Intel has just filed a lawsuit against NVIDIA, claiming that the front side bus license that NVIDIA is using to build Intel-compatible chipset for pre-Core i7 CPUs is not valid on Core i7 and future CPUs. NVIDIA Just responded:
NVIDIA believes that our bus license with Intel clearly enables us to build chipsets for Intel CPUs with integrated memory controllers. We are aggressively developing new products for Intel’s current front side bus (MCP79 and MCP89) and for Intel’s future bus, DMI.
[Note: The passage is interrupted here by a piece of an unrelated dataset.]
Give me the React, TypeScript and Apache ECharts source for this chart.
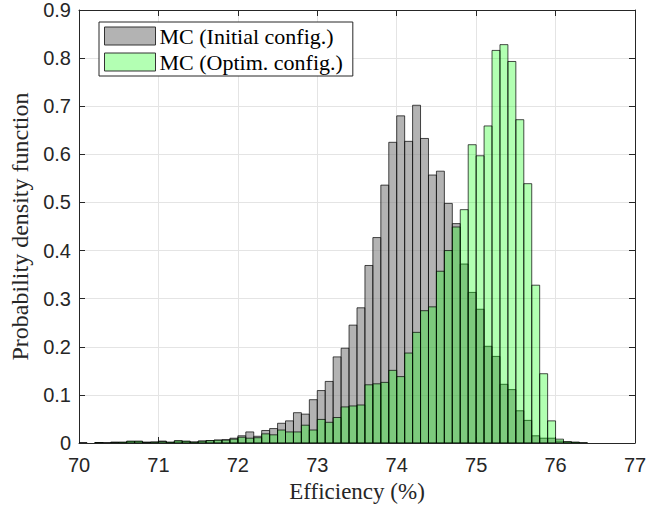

The soul of the PC has become the GPU and the CPU is becoming less relevant. Intel is trying to prevent GPU adoption since the evidence is undeniable that the CPU has run its course. The rapid shift to the smallest and lowest price CPUs like Atom is a clear reflection of this trend. (Read the full press release)
We’re not familiar enough with the details of the license, but just to give you some context: one might think that a few years ago, NVIDIA had build so much pressure on Intel with its AMD-only multi-GPU SLI that Intel “had to” give NVIDIA a front-side bus (the connection between the CPU and the rest of the motherboard) license so that NVIDIA could produce SLI-enabled chipsets for Intel CPUs.
Since then, NVIDIA has become not only a dominant graphics company, but also a rapidly visible “compute” company, thanks to CUDA, its general-purpose computing platform. It is generally believed that Intel sees GPU-compute a possible threat, not to the “existence” of the CPU, but to its “relevance” – this is a distinction that you need to understand well. The CPU isn’t going away, but if it is less relevant, that means that it will be hard to charge a premium for it.
Intel will come up with Larrabee, a stand-alone GPU that should also be a formidable compute platform, at least on paper. No working silicon has been demonstrated yet.
Back to today’s event: It could be that Intel simply wants to enforce its licensing terms. It’s business after all. It could also be that Intel wants to do everything it can to prevent NVIDIA from building chipsets that would contain an NVIDIA GPU that can process things that would otherwise be processed by the CPU. Finally, remember that Intel can now build SLI-enabled motherboards (at a price), so it appears that it doesn’t need NVIDIA that much. AMD is also in no position to be a threat on the CPU side, so NVIDIA can’t build much pressure like it did a few years back. Don’t forget that AMD since bought NVIDIA’s arch-rival ATI…
As we said above, we’re not lawyers, and we’re not familiar with the details of the license. Who’s right or wrong will be decided by thejudge. In the court of public opinion, we guess that this is bad PR for Intel, but business is business.What we do know is that NVIDIA and Intel are clearly two “compute” companies that will likely be friends and foes, depending on which division of the companies you talk to, for years to come. Just read what NVIDIA’s CEO (Jen-Hsun Huang) has to say:
“We are confident that our license, as negotiated, applies,” “At the heart of this issue is that the CPU has run its course and the soul of the PC is shifting quickly to the GPU. This is clearly an attempt to stifle innovation to protect a decaying CPU business.”
Update: We’ve learned that Intel has been discussing this matter with NVIDIA for about a year. As both companies could not agree, Intel is asking the court to decide.